The comparisons with the previous administration will not go away.

“It’s a little more high-paced,’’ said Lester. “There’s a little more intensity in our drills than in years past. I don’t think that’s to say a bad thing about years past spring trainings. It’s just the way our two managers have different personalities.

“Bobby’s more high-paced, running from field to field, and Tito’s more laid-back. I think there’s a time and place for both, but I think it’s been good. I think we’ve got a lot done in two weeks and I think guys are ready to get this thing going and start playing more games.’’

A better start?

“I don’t know. We’ll see.
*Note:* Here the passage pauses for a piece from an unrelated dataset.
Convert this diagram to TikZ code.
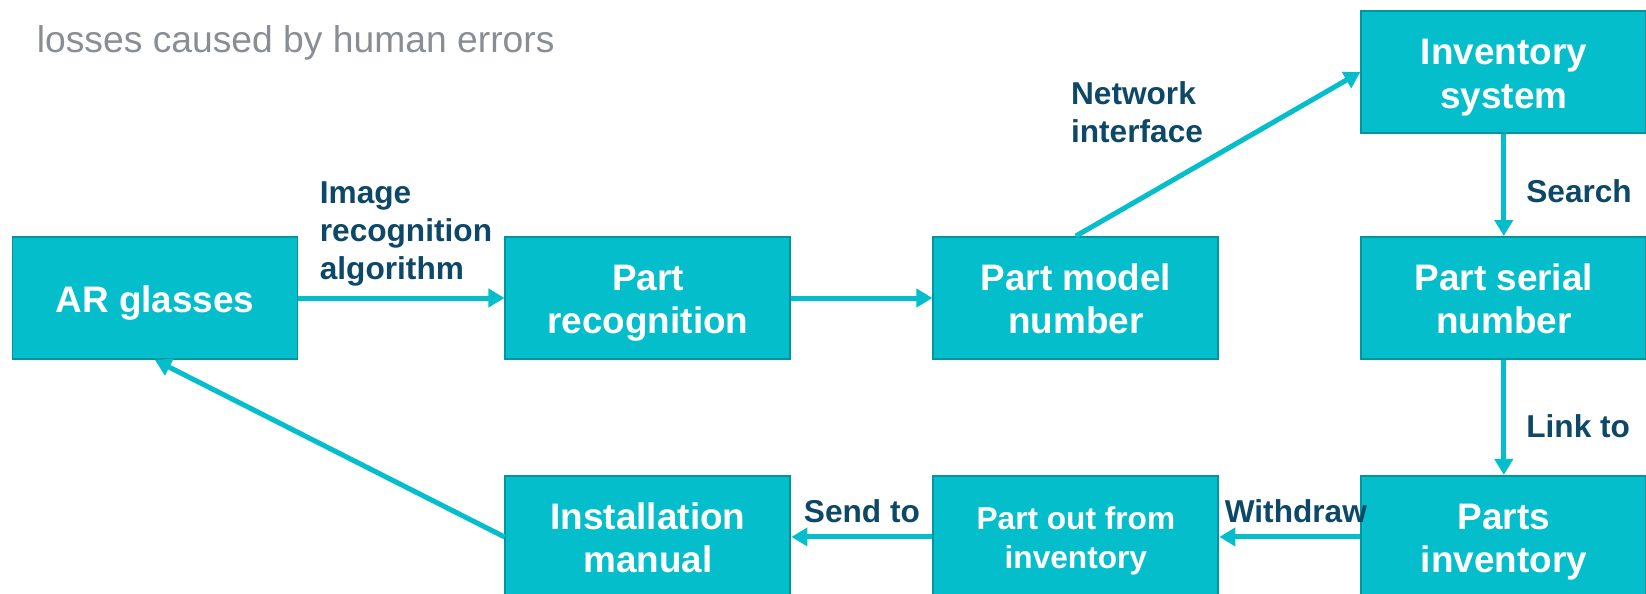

I don’t know if that stuff matters in April. We’ve got to play better baseball when the lights come on, when the time comes. We’ve got to play better baseball than we played last year.’’

Yesterday was the public’s first look at Fenway South. Fans are going to love this place. Wait until you see the man with the ladder coming out of the left field wall to update the front-loading scoreboard after every run, hit, or error. Lester said it was “eerie’’ warming up in the right field bullpen, which is a perfect replica of the bullpen at Fenway.

Valentine was asked if there was anything special for those playing in the first Fenway South game.

“When they’re old and visiting Florida, they’ll all come back and say, ‘I played in the first game at the new Fort Myers park.’ This is a memory.’’

A good memory for Jon Lester. Good memories for everyone who participated in the Sox’ day-night doubleheader with Northeastern and Boston College.

Today it will be Josh Beckett taking the mound against the Minnesota Twins as the Redemption Tour continues.